'Fantastic grow the evening gowns' wrote Auden in The Fall of Rome, couture standing for a more general decadence at the end of empire. The line came to mind as I leafed through Shaping the Body: An intimate history of the mechanics of underwear. Don't snigger at the back - this is a high-minded academic tome from a very respectable publisher.
Is clothing, as Auden suggests, really an economic bellwether? Do hemlines actually rise and fall in line with the markets, as is commonly believed? It's a theory that doesn't stand up to close inspection but reflects a popular idea that industrial societies are fully integrated, that capitalism expresses itself through consumer taste and taste is best reflected (or determined) by the way we dress.
Those of us who share Dorothy Parker's belief that brevity is the soul of lingerie may be disappointed by Shaping the Body as the book is less about revelation than insinuation; not what is revealed but what is implied. What's more the human form is largely absent in the many illustrations of uninhabited underwear - museum exhibits shorn of all allure.
Many of the items under consideration are situated at a point where art and science meet. Howard Hughes famously designed a cantilever bra to enhance Jane Russell's atomic décolletage and there's a scene in Hitchcock's Vertigo in which Barbara Bel Geddes (playing Midge, a lingerie designer) explains the process to Jimmy Stewart (her boyfriend, a troubled ex-cop).
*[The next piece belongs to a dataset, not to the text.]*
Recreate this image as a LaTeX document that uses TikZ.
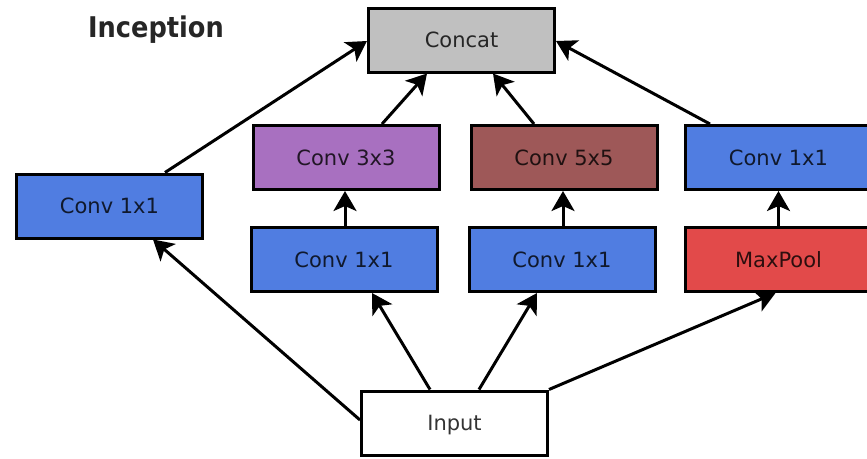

He is courteously baffled, rather than mildly aroused.
Scottie: What's this doohickey?
Midge: It's a brassiere! You know about those things, you're a big boy now.
Scottie: I've never run across one like that.
Midge: It's brand new. Revolutionary up-lift: No shoulder straps, no back straps, but it does everything a brassiere should do. Works on the principle of the cantilevered bridge.
Scottie: It does?
Midge: An aircraft engineer down the peninsula designed it; he worked it out in his spare time.
Scottie: Kind of a hobby, a do-it-yourself kind of thing!
Such craftily-engineered devices - panniers, crinolines, stomachers, bustles, body shapers and push-up bras, whalebone, hoop skirts, lacing, chains, zippers, clasps and straining elasticised fabrics - have a single purpose: the creation of a silhouette that is likely to attract a sexual partner. That allure should be a cultural rather than natural process goes without saying - breasts are natural, cleavage cultural. Today Spanx can render the dumpy svelte, can streamline the male or female form into something approximating the ideal.
Men are part of this process: jackets emphasise (or simulate) broad shoulders, Cuban heels add an inch or so to shortarse filmstars, the codpiece swells the crotch and the necktie, pointing unambiguously downwards to where the codpiece once was, is nothing more than a directional prompt, an arrow. (When, incidentally, will a male M.P. of any political party have the confidence to enter the House of Commons is an iconoclastic open-neck shirt? He'd get my vote). Male dress is about potency, which is a form of allure. Female dress is about allure, which is a form of potency. The lineaments of gratified desire are left on the bedroom carpet, on the bedside table.
Of particular concern in this enjoyably erudite volume are constructions that constrict, that pummel and pleat the flesh into ample simulacra of promise. That such accoutrements, coupled with high heels, make it well-nigh impossible for the wearer to walk suggests that said wearer elects to be objectified - a case of 'take me I'm yours'. This, of course, is a form of empowerment, or so we may choose to believe.